Colonial Beach is a pleasantly sized peninsula that narrows to four blocks wide as one moves toward its end. At First Street the blocks become residential and from First Street to the Colonial Beach Yacht Center, at the tip, the town looks its best. Dozens of heartbreakingly attractive beach cottages front Irving Avenue, which overlooks the Potomac. With relatively few shade trees, each of the houses reflects the distinct tastes of its builder or owner. For a beach mostly off-the-beaten path for 150 years, there is an understandable, low-key variety. From Victorian cottages to stalk modernity, the houses seem to coexist beautifully. The back streets closer to Monroe Bay – Lossing, Bancroft and Marshall avenues – are lined with modest-sized showstoppers.

One of the largest riverfront cottages is the 1885 Bell House at 821 Irving St., a Queen Anne-style confection that also exhibits rare stick-style tendencies. This startling-looking place is a vacation home of Alexander Graham Bell, the inventor of the telephone. He inherited it from his father and retreated from Washington here from 1907 to 1918. Locals will tell you that Bell experimented while in residence with modest-sized flying machines that were launched from the front, third-story balcony.

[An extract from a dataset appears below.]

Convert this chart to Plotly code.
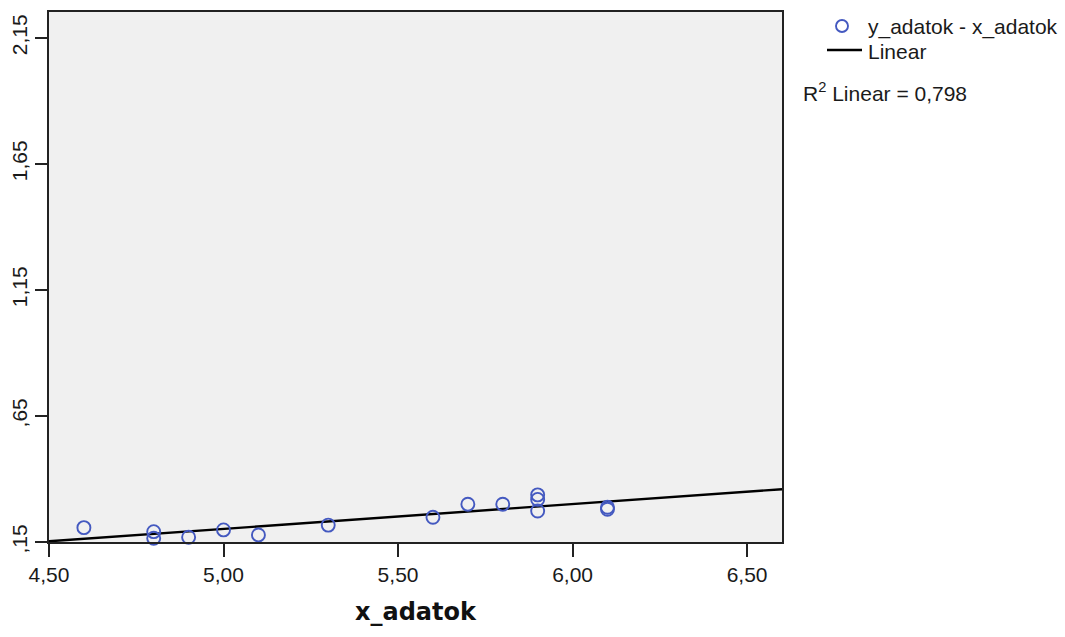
import numpy as np
import plotly.graph_objects as go

# data
x_adatok = [4.6, 4.8, 4.8, 4.9, 5.0, 5.1, 5.3, 5.6, 5.7, 5.8, 5.9, 5.9, 5.9, 6.1, 6.1]
y_adatok = [0.207, 0.191, 0.165, 0.169, 0.198, 0.178, 0.217, 0.248, 0.300, 0.300,
            0.337, 0.319, 0.273, 0.288, 0.280]
x_tickvals = [4.5, 5.0, 5.5, 6.0, 6.5]
x_ticktext = ["4,50", "5,00", "5,50", "6,00", "6,50"]
y_tickvals = [0.15, 0.65, 1.15, 1.65, 2.15]
y_ticktext = [",15", ",65", "1,15", "1,65", "2,15"]
x_range = [4.5, 6.6]
y_range = [0.15, 2.253]
r2_label = "R<sup>2</sup> Linear = 0,798"
series_name = "y_adatok - x_adatok"
fit_name = "Linear"
x_title = "x_adatok"

MARKER_COLOR = "#4459C0"
FONT = "Liberation Sans, Arial, sans-serif"
TXT = "#1a1a1a"
FS = 21

slope, intercept = np.polyfit(x_adatok, y_adatok, 1)
fit_x = np.array(x_range)
fit_y = intercept + slope * fit_x

fig = go.Figure()
fig.add_trace(go.Scatter(
    x=fit_x, y=fit_y, mode="lines", name=fit_name,
    line=dict(color="black", width=2.4), showlegend=False))
fig.add_trace(go.Scatter(
    x=x_adatok, y=y_adatok, mode="markers", name=series_name,
    marker=dict(symbol="circle-open", size=13, color=MARKER_COLOR,
                line=dict(width=1.9, color=MARKER_COLOR)),
    showlegend=False, cliponaxis=False))

# plot area in pixels
L, R, T, B = 49, 782, 12, 542
W, H = 1065, 637
pw, ph = R - L, B - T

def px(xp):
    return (xp - L) / pw

def py(yp):
    return (B - yp) / ph

shapes = [
    dict(type="circle", xref="paper", yref="paper", xsizemode="pixel", ysizemode="pixel",
         xanchor=px(842), yanchor=py(26), x0=-6, x1=6, y0=-6, y1=6,
         line=dict(color=MARKER_COLOR, width=1.9)),
    dict(type="line", xref="paper", yref="paper", x0=px(827), x1=px(862),
         y0=py(50), y1=py(50), line=dict(color="black", width=2.4)),
]

annotations = [
    dict(text=series_name, xref="paper", yref="paper", x=px(866), y=py(27),
         xanchor="left", yanchor="middle", showarrow=False,
         font=dict(family=FONT, size=FS, color=TXT)),
    dict(text=fit_name, xref="paper", yref="paper", x=px(866), y=py(52),
         xanchor="left", yanchor="middle", showarrow=False,
         font=dict(family=FONT, size=FS, color=TXT)),
    dict(text=r2_label, xref="paper", yref="paper", x=px(801), y=py(92),
         xanchor="left", yanchor="middle", showarrow=False,
         font=dict(family=FONT, size=FS, color=TXT)),
    dict(text="<b>" + x_title + "</b>", xref="paper", yref="paper", x=0.5, y=py(612),
         xanchor="center", yanchor="middle", showarrow=False,
         font=dict(family="DejaVu Sans, sans-serif", size=24, color="#111")),
]

fig.update_layout(
    width=W, height=H,
    margin=dict(l=L, r=W - R, t=T, b=H - B, pad=0),
    paper_bgcolor="white", plot_bgcolor="#F0F0F0",
    showlegend=False,
    shapes=shapes, annotations=annotations,
    xaxis=dict(range=x_range, tickvals=x_tickvals, ticktext=x_ticktext,
               automargin=False,
               showgrid=False, zeroline=False, showline=True, mirror=True,
               linecolor="#222", linewidth=1.5, ticks="outside", ticklen=13,
               tickcolor="#222", tickwidth=1.5,
               tickfont=dict(family=FONT, size=FS, color=TXT)),
    yaxis=dict(range=y_range, tickvals=y_tickvals, ticktext=y_ticktext,
               automargin=False,
               showgrid=False, zeroline=False, showline=True, mirror=True,
               linecolor="#222", linewidth=1.5, ticks="outside", ticklen=12,
               tickcolor="#222", tickwidth=1.5, tickangle=-90,
               tickfont=dict(family=FONT, size=FS, color=TXT)),
)

fig.write_html("out.html", config={"displayModeBar": False},
               post_script="document.body.style.margin='0';")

Colonial Beach has a wide range of dining options. One popular spot is High Tides on the Potomac with its Black Pearl Tiki bar that dominates the boardwalk with its Disney-like design and decor recalling the set of the CBS reality show, “Love Island.”

Before departing Colonial Beach, Scott and I decided to drive a few miles to the edge of town and the considerably more sedate Wilkerson’s Seafood Restaurant, a local destination for 40 years. He visited the salad bar and I had the seafood platter, including a crabcake, while enjoying the 270-degree panoramic view of the water and countryside. It felt like being on a ship and the clientele was decidedly more Gilligan’s, in an affectionate way, than “Love Island.”